TOMORROW marks the 70th anniversary of the start of what is either the longest-running hoax in modern history or the biggest cover-up the world has even known.

It was on September 24, 1947, that US President Harry S Truman allegedly – there will be a lot of words like that in this profile – signed a special classified executive order to establish a committee of 12 experts to carry out a “top-secret research and development/intelligence operation” into the supposed crash of an alien spacecraft some 75 miles north-west of Roswell Army Air Field base in New Mexico. They were given the code name Majestic 12.


MORE like an unidentified flying object, really. Something certainly did crash north of Roswell in the summer of 1947, and at first it was clearly identified as a “flying disc” which had been recovered by Roswell base personnel.

A press release was even sent out from the base announcing its recovery, and local newspapers proudly reported that the “disc” had been impounded with the help of the local sheriff’s office.

Local people reported seeing plastic-like substances and wires lying at the site. The world’s most famous UFO incident and the whole saga of Area 51 – the designation of the “secret” land and air space around Roswell – was under way.


IN post-war America, a spate of UFO sightings and especially flying saucers had led the populace to believe that invasion from space was imminent, this on top of the growing paranoia about the USSR and the Communist threat to the good ole US of A.

The Roswell UFO incident, as it became known, started in fairly simple terms. The version of events put out by the military authorities was that the “disc” was a weather balloon, but no-one was buying that, and quite rightly so because the authorities were already colluding in a massive cover-up. The material actually came from a huge balloon that was involved in a top-secret spying mission known as Project Mogul which used balloons equipped with microphones to listen out for Soviet atomic tests. Or so the US authorities maintain to this day.

Had the US Government simply announced the truth, Roswell would probably never have featured in films such as Independence Day or television’s Dark Skies and the X-Files, but they couldn’t tell the public about something that didn’t officially exist. It’s always the cover-up that gets you …


IT took the US Government until the 1990s to admit it, but the Project Mogul explanation fits the facts. The alternative version is Majestic 12, in which the president’s dozen specialists took possession of seven to nine – depending on who you believe – crashed flying saucers and the alleged remains of up to 27 alien life forms.

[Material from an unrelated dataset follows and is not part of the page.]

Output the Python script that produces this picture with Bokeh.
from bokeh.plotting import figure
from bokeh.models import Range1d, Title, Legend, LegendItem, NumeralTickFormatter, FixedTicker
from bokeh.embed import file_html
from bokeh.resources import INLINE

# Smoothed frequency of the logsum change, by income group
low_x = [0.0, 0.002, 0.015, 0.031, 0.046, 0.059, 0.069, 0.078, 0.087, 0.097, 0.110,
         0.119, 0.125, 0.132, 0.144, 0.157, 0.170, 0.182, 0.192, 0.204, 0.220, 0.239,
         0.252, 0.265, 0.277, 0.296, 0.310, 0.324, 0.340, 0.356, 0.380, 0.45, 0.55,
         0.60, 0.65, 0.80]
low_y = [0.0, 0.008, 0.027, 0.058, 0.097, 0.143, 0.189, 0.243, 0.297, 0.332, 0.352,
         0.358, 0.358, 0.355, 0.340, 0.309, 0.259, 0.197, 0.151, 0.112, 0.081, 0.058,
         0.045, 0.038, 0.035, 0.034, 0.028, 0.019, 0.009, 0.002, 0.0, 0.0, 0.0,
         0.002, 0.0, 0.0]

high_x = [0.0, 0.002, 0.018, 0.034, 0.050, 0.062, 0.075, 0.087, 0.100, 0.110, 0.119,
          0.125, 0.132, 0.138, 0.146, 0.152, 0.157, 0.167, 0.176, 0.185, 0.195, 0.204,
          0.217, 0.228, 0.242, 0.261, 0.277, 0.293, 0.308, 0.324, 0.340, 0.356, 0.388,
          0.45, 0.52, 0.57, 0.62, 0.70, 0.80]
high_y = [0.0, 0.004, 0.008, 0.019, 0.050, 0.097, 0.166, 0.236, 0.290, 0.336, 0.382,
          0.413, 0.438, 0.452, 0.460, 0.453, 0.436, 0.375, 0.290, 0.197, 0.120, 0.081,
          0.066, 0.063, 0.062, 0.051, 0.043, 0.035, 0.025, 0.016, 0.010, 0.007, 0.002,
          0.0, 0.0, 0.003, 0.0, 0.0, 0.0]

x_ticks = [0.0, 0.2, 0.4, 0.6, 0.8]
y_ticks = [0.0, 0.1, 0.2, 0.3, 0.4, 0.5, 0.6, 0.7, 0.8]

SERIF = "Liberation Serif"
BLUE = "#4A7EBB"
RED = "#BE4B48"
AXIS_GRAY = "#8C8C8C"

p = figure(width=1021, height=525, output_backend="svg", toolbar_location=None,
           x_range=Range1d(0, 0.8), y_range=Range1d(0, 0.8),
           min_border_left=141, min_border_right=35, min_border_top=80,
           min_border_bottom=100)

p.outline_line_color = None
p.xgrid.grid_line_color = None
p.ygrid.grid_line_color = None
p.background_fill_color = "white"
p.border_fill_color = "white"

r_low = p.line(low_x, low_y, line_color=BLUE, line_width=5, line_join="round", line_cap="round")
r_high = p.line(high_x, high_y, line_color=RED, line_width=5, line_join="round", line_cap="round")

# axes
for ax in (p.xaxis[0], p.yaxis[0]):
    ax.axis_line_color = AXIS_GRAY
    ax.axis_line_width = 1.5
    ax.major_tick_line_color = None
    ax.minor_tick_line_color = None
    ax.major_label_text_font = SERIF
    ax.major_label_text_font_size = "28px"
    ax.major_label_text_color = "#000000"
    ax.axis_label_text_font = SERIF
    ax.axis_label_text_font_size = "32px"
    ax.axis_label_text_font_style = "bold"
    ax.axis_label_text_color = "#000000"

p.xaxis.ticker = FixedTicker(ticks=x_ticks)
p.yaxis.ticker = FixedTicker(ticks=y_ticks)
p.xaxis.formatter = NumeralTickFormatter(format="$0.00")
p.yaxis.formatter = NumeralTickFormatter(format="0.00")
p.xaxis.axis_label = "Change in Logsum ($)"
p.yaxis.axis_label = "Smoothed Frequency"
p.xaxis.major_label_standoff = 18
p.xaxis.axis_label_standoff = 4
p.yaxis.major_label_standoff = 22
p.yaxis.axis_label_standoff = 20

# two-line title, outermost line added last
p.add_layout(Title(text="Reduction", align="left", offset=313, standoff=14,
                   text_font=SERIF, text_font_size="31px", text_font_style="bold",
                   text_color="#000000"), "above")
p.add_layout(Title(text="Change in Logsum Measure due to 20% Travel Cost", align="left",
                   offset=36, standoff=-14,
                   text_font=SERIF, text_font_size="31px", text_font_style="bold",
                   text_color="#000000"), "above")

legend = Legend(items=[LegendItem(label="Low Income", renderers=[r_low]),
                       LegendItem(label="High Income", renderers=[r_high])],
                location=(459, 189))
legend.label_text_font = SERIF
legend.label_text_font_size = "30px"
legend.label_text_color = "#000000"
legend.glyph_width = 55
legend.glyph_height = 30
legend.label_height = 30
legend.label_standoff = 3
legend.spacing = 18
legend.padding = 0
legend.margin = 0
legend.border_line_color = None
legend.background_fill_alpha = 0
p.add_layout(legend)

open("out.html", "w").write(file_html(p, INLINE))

According to an alleged leaked memo, we even know the names of the Majestic 12. They included Sidney William Souers, a former director of central intelligence; James Vincent Forrestal, the Secretary of Defense; Jerome Clarke Hunsaker, chairman of the National Advisory Committee for Aeronautics; General Nathan Farragut Twining, Chief of Staff of the United States Air Force from 1953 until 1957; Dr Vannevar Bush, head of the US Office of Scientific Research and Development during the Second World War; Detlev Bronk, internationally recognised as the developer of biophysics; Donald Howard Menzel, one of America’s greatest theoretical astronomers and astrophysicists; and General Hoyt Sanford Vandenberg, second chief of staff of the US Air Force after whom Vandenberg Air Force Base is named. None of the dozen has ever confirmed membership of Majestic 12, and let’s face it, would such men have been involved in the sort of experimentation that the “aliens” were supposed to have undergone?

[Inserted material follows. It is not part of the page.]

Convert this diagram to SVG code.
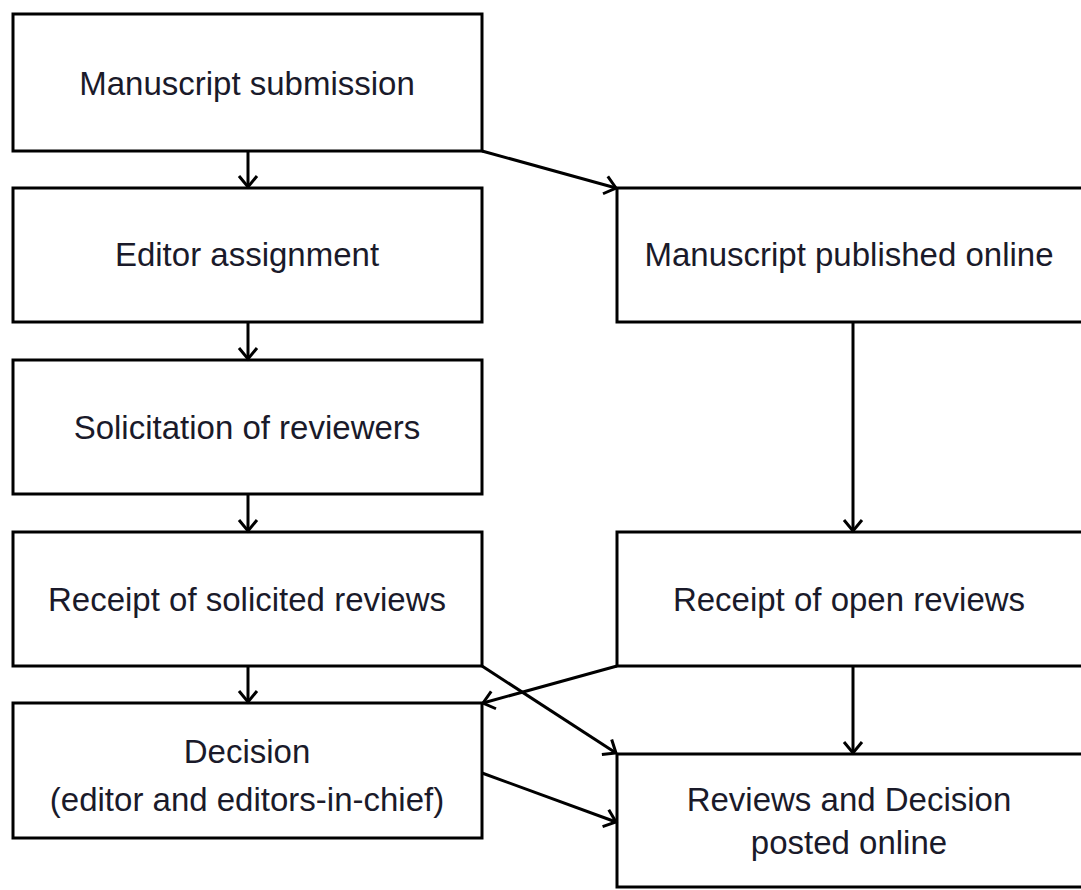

THE ufologist community has been split by Majestic 12 for decades. The name only entered common usage after the allegations of a cover-up of the Roswell UFO incident emerged in the early 1980s.

Hey presto, up popped a series of “leaked” Majestic 12 documents including a memo allegedly written by Robert Cutler, assistant to President Dwight D Eisenhower, to the aforementioned General Twining, referencing Majestic 12.

More and more outlandish claims were made about Majestic 12 and allegations were made that the people who revealed the existence of the documents were involved in an elaborate hoax.

Documentaries have been produced that alternatively debunk or support the Majestic 12 theories, and one later claim was made that the whole story was an exercise in disinformation from the start, as the US Government wanted to conceal what was really going at time, namely experiments connected to the Cold War.

Both the FBI and the US Air Force have carried out lengthy inquiries and have concluded that the claims about Majestic 12 and Roswell were completely bogus. But then they would say that, wouldn’t they?